Videotaping Student Activities

Recording has long been used to improve performance in many fields, from athletes to artists.  Video cameras have become familiar tools in some ELT classrooms, too, and are most often used for recording student speaking activities, such as role plays, speeches, group work.  Students and professionals alike can use the camera as a rehearsal tool for future public performances or presentations.  Trainers videotape both pre-service and in-service teachers for subsequent analysis.

Taking Charge of One’s Own Learning

When students write a composition, they may submit it to the teacher, who writes comments and returns it to the student.  The composition exists.  But when we speak, the words disappear into the air; we may remember the essence of what we tried to say but recollection of the exact words eludes us.  How can students make any effort to improve if they do not even know what they have said?  This is where the video camera helps because it turns the speaking activity into something concrete.

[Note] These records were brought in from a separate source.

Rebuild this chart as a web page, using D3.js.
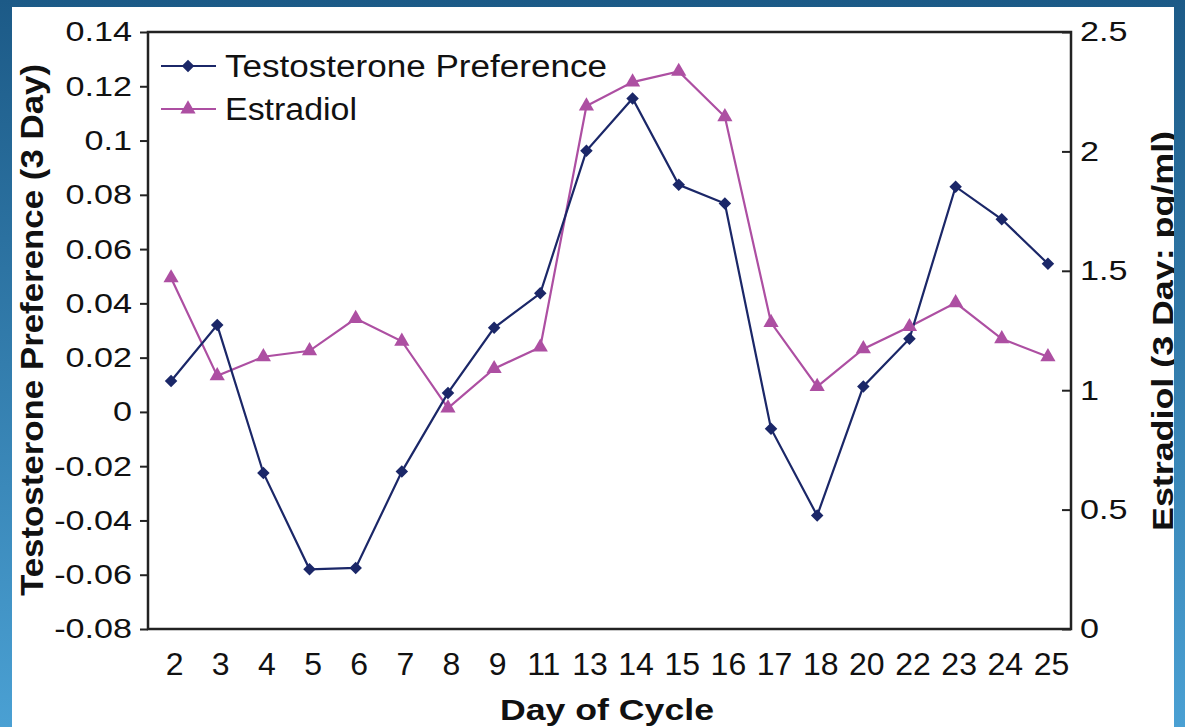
<!DOCTYPE html>
<html>
<head>
<meta charset="utf-8">
<script src="https://cdn.jsdelivr.net/npm/d3@7"></script>
<style>
    html, body { margin: 0; padding: 0; overflow: hidden; }
    svg { display: block; font-family: "Liberation Sans", Arial, sans-serif; }
</style>
</head>
<body>
<svg width="1185" height="727"></svg>
<script>
// data
var days = ["2", "3", "4", "5", "6", "7", "8", "9", "11", "13", "14", "15", "16", "17", "18", "20", "22", "23", "24", "25"];
var testosterone = [0.0114, 0.032, -0.0225, -0.058, -0.0575, -0.022, 0.007, 0.031, 0.0437, 0.0962, 0.1155, 0.0837, 0.0768, -0.0062, -0.0382, 0.0094, 0.027, 0.083, 0.071, 0.0546];
var estradiol = [1.47, 1.06, 1.14, 1.165, 1.3, 1.205, 0.925, 1.09, 1.18, 2.19, 2.29, 2.335, 2.145, 1.283, 1.015, 1.173, 1.266, 1.366, 1.215, 1.14];
var leftTicks = [0.14, 0.12, 0.1, 0.08, 0.06, 0.04, 0.02, 0, -0.02, -0.04, -0.06, -0.08];
var rightTicks = [0, 0.5, 1, 1.5, 2, 2.5];

var navy = "#1b2768",
    pink = "#ad4fa2";

var svg = d3.select("svg");

// blue frame round a white panel
var defs = svg.append("defs");
var grad = defs.append("linearGradient")
    .attr("id", "bg")
    .attr("x1", 0).attr("y1", 0)
    .attr("x2", 0).attr("y2", 1);
grad.append("stop").attr("offset", "0%").attr("stop-color", "#1c5a87");
grad.append("stop").attr("offset", "100%").attr("stop-color", "#4aa0d3");

defs.append("clipPath").attr("id", "panel")
    .append("rect")
    .attr("x", 12).attr("y", 7)
    .attr("width", 1162).attr("height", 730);

svg.append("rect")
    .attr("width", 1185).attr("height", 727)
    .attr("fill", "url(#bg)");
svg.append("rect")
    .attr("x", 12).attr("y", 7)
    .attr("width", 1162).attr("height", 730)
    .attr("fill", "#fff");

var pLeft = 148, pRight = 1071, pTop = 32, pBottom = 629;

var x = d3.scalePoint().domain(days).range([pLeft, pRight]).padding(0.5);
var yL = d3.scaleLinear().domain([-0.08, 0.14]).range([pBottom, pTop]);
var yR = d3.scaleLinear().domain([0, 2.5]).range([pBottom, pTop]);

// the scan is a bit wider than tall, so stretch the value labels
function widen(sel, k) {
    sel.each(function () {
        var w = this.getComputedTextLength();
        d3.select(this)
            .attr("textLength", w * k)
            .attr("lengthAdjust", "spacingAndGlyphs");
    });
}

// left axis
var axL = svg.append("g")
    .attr("transform", "translate(" + pLeft + ",0)")
    .call(d3.axisLeft(yL).tickValues(leftTicks).tickSize(8).tickPadding(8)
        .tickFormat(function (d) { return String(+d.toFixed(2)); }));

// right axis, ticks point inward
var axR = svg.append("g")
    .attr("transform", "translate(" + pRight + ",0)")
    .call(d3.axisRight(yR).tickValues(rightTicks).tickSize(-9).tickPadding(9)
        .tickFormat(function (d) { return String(d); }));

// x axis, labels only
var axX = svg.append("g")
    .attr("transform", "translate(0," + pBottom + ")")
    .call(d3.axisBottom(x).tickSize(0));

[axL, axR, axX].forEach(function (g) {
    g.select(".domain").remove();
    g.selectAll("line").attr("stroke", "#222").attr("stroke-width", 2);
    g.selectAll("text")
        .attr("font-size", 28)
        .attr("fill", "#111")
        .attr("font-family", "Liberation Sans, Arial, sans-serif");
});
widen(axL.selectAll("text"), 1.22);
widen(axR.selectAll("text"), 1.22);
axX.selectAll("text")
    .attr("font-size", 32)
    .attr("y", 46)
    .attr("dx", 3)
    .attr("dy", 0);

// box
svg.append("rect")
    .attr("x", pLeft).attr("y", pTop)
    .attr("width", pRight - pLeft).attr("height", pBottom - pTop)
    .attr("fill", "none")
    .attr("stroke", "#222")
    .attr("stroke-width", 2.5);

// axis titles
svg.append("text")
    .attr("transform", "translate(43,330) rotate(-90)")
    .attr("text-anchor", "middle")
    .attr("font-size", 32).attr("font-weight", "bold").attr("fill", "#111")
    .attr("textLength", 532).attr("lengthAdjust", "spacingAndGlyphs")
    .text("Testosterone Preference (3 Day)");

// right title runs into the blue frame, clip it at the panel edge
svg.append("g")
    .attr("clip-path", "url(#panel)")
    .append("text")
    .attr("transform", "translate(1173,331) rotate(-90)")
    .attr("text-anchor", "middle")
    .attr("font-size", 29).attr("font-weight", "bold").attr("fill", "#111")
    .attr("textLength", 400).attr("lengthAdjust", "spacingAndGlyphs")
    .text("Estradiol (3 Day: pg/ml)");

svg.append("text")
    .attr("x", 607)
    .attr("y", 720)
    .attr("text-anchor", "middle")
    .attr("font-size", 30).attr("font-weight", "bold").attr("fill", "#111")
    .attr("textLength", 214).attr("lengthAdjust", "spacingAndGlyphs")
    .text("Day of Cycle");

// lines
var lineL = d3.line()
    .x(function (d, i) { return x(days[i]); })
    .y(function (d) { return yL(d); });
var lineR = d3.line()
    .x(function (d, i) { return x(days[i]); })
    .y(function (d) { return yR(d); });

svg.append("path")
    .datum(estradiol)
    .attr("d", lineR)
    .attr("fill", "none")
    .attr("stroke", pink)
    .attr("stroke-width", 2.2);

svg.append("path")
    .datum(testosterone)
    .attr("d", lineL)
    .attr("fill", "none")
    .attr("stroke", navy)
    .attr("stroke-width", 2.2);

var diamond = d3.symbol().type(d3.symbolDiamond2).size(100);
var triangle = d3.symbol().type(d3.symbolTriangle).size(100);

svg.selectAll("path.tri")
    .data(estradiol)
    .enter()
    .append("path")
    .attr("class", "tri")
    .attr("d", triangle)
    .attr("transform", function (d, i) {
        return "translate(" + x(days[i]) + "," + yR(d) + ")";
    })
    .attr("fill", pink);

svg.selectAll("path.dia")
    .data(testosterone)
    .enter()
    .append("path")
    .attr("class", "dia")
    .attr("d", diamond)
    .attr("transform", function (d, i) {
        return "translate(" + x(days[i]) + "," + yL(d) + ")";
    })
    .attr("fill", navy);

// legend
var legend = [
    { name: "Testosterone Preference", color: navy, sym: diamond, len: 382 },
    { name: "Estradiol", color: pink, sym: triangle, len: 132 }
];
var lg = svg.selectAll("g.legend")
    .data(legend)
    .enter()
    .append("g")
    .attr("class", "legend")
    .attr("transform", function (d, i) {
        return "translate(161," + (66 + i * 43) + ")";
    });
lg.append("line")
    .attr("x1", 0).attr("x2", 55)
    .attr("stroke", function (d) { return d.color; })
    .attr("stroke-width", 2.2);
lg.append("path")
    .attr("d", function (d) { return d.sym(); })
    .attr("transform", "translate(27,0)")
    .attr("fill", function (d) { return d.color; });
lg.append("text")
    .attr("x", 64)
    .attr("y", 11)
    .attr("font-size", 31)
    .attr("fill", "#111")
    .attr("textLength", function (d) { return d.len; })
    .attr("lengthAdjust", "spacingAndGlyphs")
    .text(function (d) { return d.name; });
</script>
</body>
</html>
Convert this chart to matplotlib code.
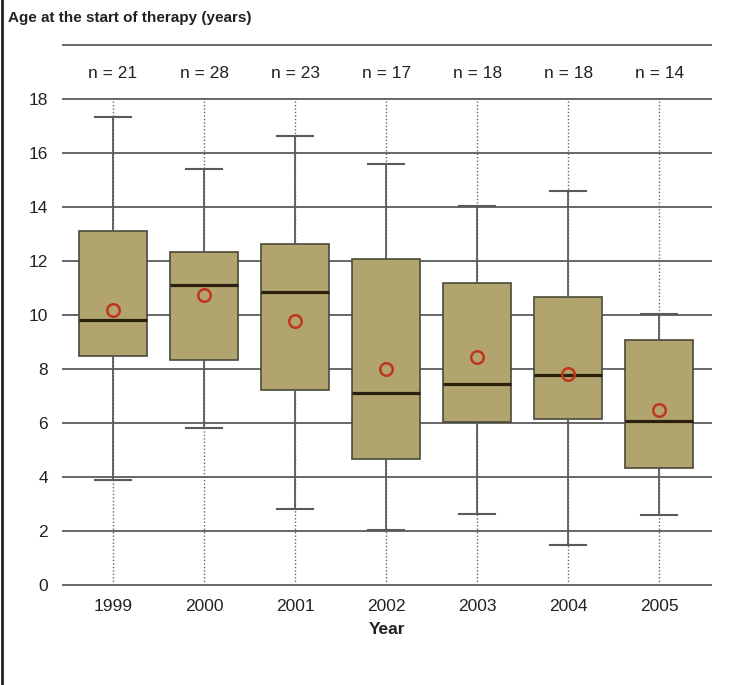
import matplotlib.pyplot as plt
import matplotlib.lines as mlines

plt.rcParams['font.family'] = ['Liberation Sans Narrow', 'Liberation Sans', 'DejaVu Sans']

years = ['1999', '2000', '2001', '2002', '2003', '2004', '2005']
n_counts = [21, 28, 23, 17, 18, 18, 14]
whisker_lo = [3.89, 5.81, 2.81, 2.04, 2.63, 1.48, 2.59]
q1 = [8.48, 8.33, 7.22, 4.67, 6.04, 6.15, 4.33]
median = [9.81, 11.11, 10.85, 7.11, 7.44, 7.78, 6.07]
q3 = [13.11, 12.33, 12.63, 12.07, 11.19, 10.67, 9.07]
whisker_hi = [17.33, 15.41, 16.63, 15.59, 14.04, 14.59, 10.04]
mean = [10.19, 10.74, 9.78, 8.0, 8.44, 7.81, 6.48]

grid_c = '#5a5a5a'
box_c = '#b1a46e'

fig = plt.figure(figsize=(7.29, 6.85), dpi=100)
ax = fig.add_axes([62/729, (685-587.7)/685, 650/729, 545.4/685])

stats = []
for i in range(len(years)):
    stats.append({'whislo': whisker_lo[i], 'q1': q1[i], 'med': median[i],
                  'q3': q3[i], 'whishi': whisker_hi[i], 'mean': mean[i],
                  'fliers': [], 'label': years[i]})

pos = list(range(len(years)))

# horizontal grid + dotted verticals
for v in range(0, 19, 2):
    ax.axhline(v, color=grid_c, lw=1.3, zorder=1)
ax.axhline(20, color=grid_c, lw=1.3, zorder=1)
for p in pos:
    ax.plot([p, p], [0, 18], color='#666666', lw=1, ls=(0, (1, 1.5)), zorder=1)

ax.bxp(stats, positions=pos, widths=0.75, capwidths=0.4, showmeans=True,
       patch_artist=True,
       boxprops=dict(facecolor=box_c, edgecolor='#4a4a3a', lw=1.2),
       whiskerprops=dict(color=grid_c, lw=1.3),
       capprops=dict(color=grid_c, lw=1.5),
       medianprops=dict(color='#2b2010', lw=2.3),
       meanprops=dict(marker='o', markerfacecolor='none', markeredgecolor='#c0361a',
                      markersize=9, markeredgewidth=1.8),
       zorder=3)

for p, n in zip(pos, n_counts):
    ax.text(p, 18.96, 'n = %d' % n, ha='center', va='center', fontsize=12.5, color='#222222')

ax.set_xlim(-0.56, 6.58)
ax.set_ylim(-0.1, 20.1)
ax.set_yticks(range(0, 19, 2))
ax.set_xticks(pos)
ax.set_xticklabels(years)
ax.tick_params(axis='both', length=0, labelsize=12.5, labelcolor='#222222')
ax.tick_params(axis='y', pad=10)
ax.tick_params(axis='x', pad=8)
for s in ax.spines.values():
    s.set_visible(False)

ax.set_xlabel('Year', fontsize=12.5, fontweight='bold', labelpad=6, color='#222222')
fig.text(8/729, 1 - 18/685, 'Age at the start of therapy (years)', fontsize=11,
         fontweight='bold', ha='left', va='center', color='#222222')

# left frame line
fig.add_artist(mlines.Line2D([2/729, 2/729], [0, 1], color='#222222', lw=2))

fig.savefig('out.png', dpi=100)
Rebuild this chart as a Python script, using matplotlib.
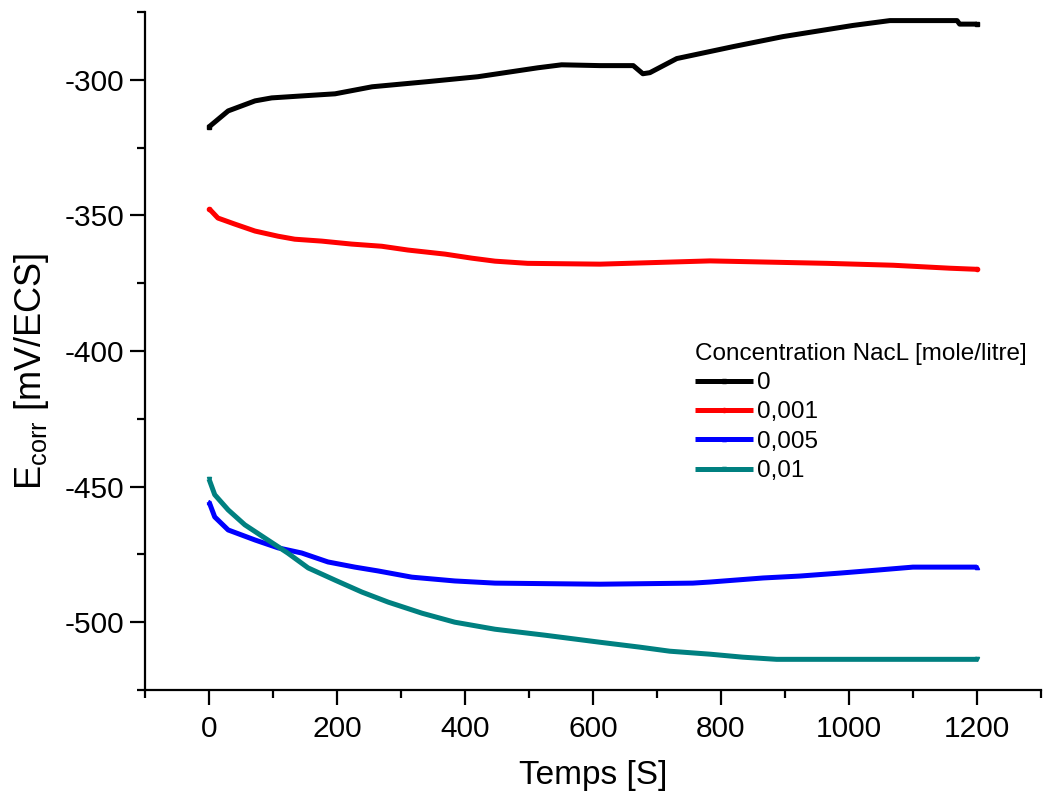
import matplotlib
matplotlib.use("Agg")
import matplotlib.pyplot as plt
from matplotlib.ticker import MultipleLocator

plt.rcParams['font.family'] = ['Liberation Sans', 'DejaVu Sans']
plt.rcParams['mathtext.default'] = 'regular'
plt.rcParams['axes.unicode_minus'] = False

# --- data ---
t0 = [0, 30, 72, 98, 150, 197, 255, 342, 420, 514, 551, 611, 663, 678, 689, 731, 819, 897, 1006, 1064, 1169, 1173, 1200]
e0 = [-317.4, -311.5, -307.8, -306.7, -305.9, -305.2, -302.6, -300.7, -298.9, -295.6, -294.5, -294.8, -294.8, -297.8, -297.4, -292.2, -287.8, -284.1, -280.0, -278.2, -278.2, -279.5, -279.5]

t1 = [0, 14, 40, 72, 108, 134, 176, 223, 270, 311, 369, 411, 447, 498, 611, 783, 966, 1069, 1158, 1200]
e1 = [-347.5, -351.0, -353.2, -355.8, -357.7, -358.8, -359.5, -360.6, -361.4, -362.8, -364.3, -365.8, -366.9, -367.7, -368.0, -366.8, -367.7, -368.4, -369.5, -369.9]

t2 = [0, 9, 30, 72, 108, 145, 186, 228, 264, 317, 384, 447, 611, 756, 783, 866, 923, 986, 1044, 1100, 1200]
e2 = [-455.6, -461.2, -466.0, -469.7, -472.6, -474.5, -477.8, -479.7, -481.1, -483.4, -484.8, -485.6, -486.0, -485.6, -485.2, -483.7, -483.0, -481.9, -480.8, -479.7, -479.7]

t3 = [0, 9, 30, 56, 92, 123, 155, 197, 239, 280, 333, 384, 447, 525, 611, 673, 720, 783, 834, 887, 1200]
e3 = [-447.2, -453.0, -458.6, -464.1, -469.7, -474.5, -480.0, -484.5, -488.9, -492.6, -496.7, -500.0, -502.6, -504.8, -507.4, -509.2, -510.7, -511.8, -512.9, -513.7, -513.7]

labels = ['0', '0,001', '0,005', '0,01']
colors = ['#000000', '#ff0000', '#0000ff', '#008080']
markers = ['s', 'o', '^', 'v']
legend_title = 'Concentration NacL [mole/litre]'

fig = plt.figure(figsize=(10.43, 7.94), dpi=100)
ax = fig.add_axes([0.139, 0.131, 0.859, 0.854])

for t, e, lab, c, m in zip([t0, t1, t2, t3], [e0, e1, e2, e3], labels, colors, markers):
    ax.plot(t, e, color=c, lw=3.6, marker=m, markersize=3, markevery=[0, len(t) - 1],
            label=lab, solid_capstyle='butt')

ax.set_xlim(-100, 1300)
ax.set_ylim(-525, -275)
ax.xaxis.set_major_locator(MultipleLocator(200))
ax.xaxis.set_minor_locator(MultipleLocator(100))
ax.yaxis.set_major_locator(MultipleLocator(50))
ax.yaxis.set_minor_locator(MultipleLocator(25))

for s in ['top', 'right']:
    ax.spines[s].set_visible(False)
for s in ['left', 'bottom']:
    ax.spines[s].set_linewidth(1.6)

ax.tick_params(which='major', direction='out', length=11, width=1.6, labelsize=21.5)
ax.tick_params(which='minor', direction='out', length=6, width=1.6)
ax.tick_params(axis='x', which='major', pad=7)
ax.tick_params(axis='y', which='major', pad=4)

ax.set_xlabel('Temps [S]', fontsize=24, labelpad=12)
ax.set_ylabel(r'E$_{corr}$ [mV/ECS]', fontsize=26)
ax.yaxis.set_label_coords(-0.105, 0.47)

leg = ax.legend(title=legend_title, loc='upper left', bbox_to_anchor=(0.6136, 0.512),
                frameon=False, fontsize=17.5, title_fontsize=17.5, handlelength=2.4,
                handletextpad=0.15, labelspacing=0.3, borderaxespad=0, borderpad=0,
                numpoints=1, markerscale=1.0)
leg._legend_box.align = 'left'

fig.savefig('out.png', dpi=100)
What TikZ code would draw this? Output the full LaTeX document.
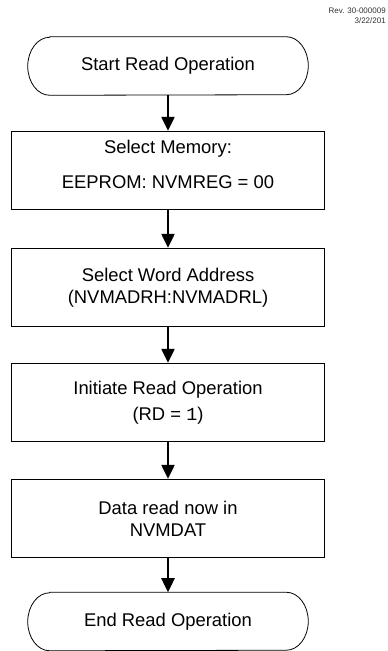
\documentclass[tikz,border=0pt]{standalone}
\usepackage{fontspec}
\setmainfont{Liberation Sans}
\newfontfamily\codefont{Liberation Mono}
\usetikzlibrary{arrows.meta}

\begin{document}
\begin{tikzpicture}[x=0.75pt,y=-0.75pt,
        every node/.style={font=\fontsize{13.8pt}{16.6pt}\selectfont},
        terminal/.style={rectangle,minimum width=210pt,minimum height=43.5pt,inner sep=0pt},
        process/.style={draw,line width=1.1pt,rectangle,minimum width=234.75pt,minimum height=58.5pt,align=center,inner sep=0pt},
        flow/.style={line width=1pt,-{Triangle[width=10pt,length=10.5pt]}}]
        % size of the sheet
        \useasboundingbox (0,0) rectangle (387,651);
        \pgfmathsetmacro{\mid}{168} % centre line of the chart
        % revision stamp
        \node[font=\fontsize{6pt}{7.5pt}\selectfont,text=black!80,anchor=north east,align=right,inner sep=0pt] (rev) at (386,8) {Rev. 30-000009\\3/22/201};
        % the steps
        \node[terminal] (start) at (\mid,66) {Start Read Operation\hspace{15pt}};
        \node[process] (mem) at (\mid,170.5) {Select Memory:\\[9.6pt]EEPROM: NVMREG = 00\\[-7pt]\mbox{}};
        \node[process] (addr) at (\mid,287.5) {Select Word Address\\(NVMADRH:NVMADRL)};
        \node[process] (rd) at (\mid,402.5) {Initiate Read Operation\\[3pt](RD = {\codefont 1})};
        \node[process] (dat) at (\mid,518.5) {Data read now in\\NVMDAT};
        \node[terminal] (stop) at (\mid,621.5) {End Read Operation\hspace{20pt}};
        % outline of the two end points
        \foreach \p in {start,stop}
            \draw[line width=0.6pt] ([xshift=16.5pt]\p.north west) -- ([xshift=-16.5pt]\p.north east)
                arc[start angle=90,end angle=-90,x radius=16.5pt,y radius=21.75pt]
                -- ([xshift=16.5pt]\p.south west)
                arc[start angle=270,end angle=90,x radius=16.5pt,y radius=21.75pt] -- cycle;
        % connectors
        \foreach \a/\b in {start/mem,mem/addr,addr/rd,rd/dat,dat/stop}
            \draw[flow] (\a) -- (\b);
        %
    \end{tikzpicture}
\end{document}
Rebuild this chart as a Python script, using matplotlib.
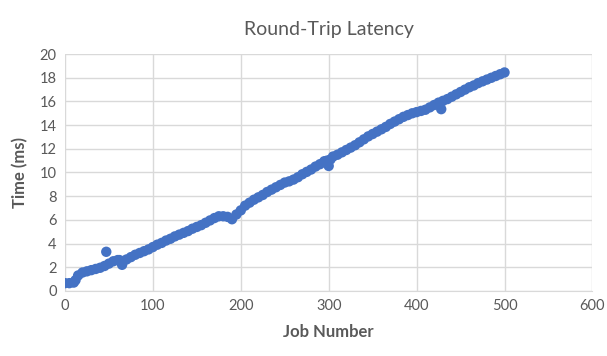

Most of today’s students have seem themselves on video, if only briefly while passing a shop window equipped with a camera for advertising purposes.  Nevertheless, they may still experience some surprise at seeing themselves as others supposedly see them; therefore, the initial activity might be something like a role play, where students take on other identities, to reduce the possibility of shattering their own identities.  That is, there is a risk here, but it can be minimized.  Above all, teachers have to avoid criticizing students in front of their peers.

When we have something concrete, we can make an objective analysis and we can show students how to analyze their own speaking performances, and then ideally let students do this outside of class.  Students usually see their own nonfluencies and may be more critical judges than their teachers are, so a little encouragement is in order.  Fortunately, fluency is an easy area to remedy in prepared presentations; students just need to be reminded that more practice will make it better.  Therefore, videotaping should be done at least two or three times though a course so that students have a chance to see their improvement.  From my experience of videotaping student speeches for nearly 15 years, I have seen students quite happy to chart their own progress using their own ability as a yardstick, not some unknown professional native speaker.  And are we not the only yardstick that matters, particularly at the tertiary level of education?  Students critique themselves and compete against themselves, and they gain satisfaction from setting and subsequently reaching their own goals.

Conclusion

Here it has only been possible to touch briefly on some of the principles behind the use of video in ELT.  One aspect not yet mentioned is motivation.  Students in many contexts have said they like video activities because they provide a break from the usual textbook-based activities, and even when the activities challenge students, learning with video is more enjoyable.  Students do not always take the easy way out.  We have shown here that video use is based on sound pedagogical principles.  While a daily dose may be excessive, a regular, well-prepared video lesson may provide a healthy addition to the student body.

References

Katchen, J. E. (1996). Using authentic video in English language teaching: Tips for Taiwan’s teachers. Taipei: Crane.

Tatsuki, D.  (2001).  Multiple intelligences and video.  Small Screen 14(2), 5 – 6.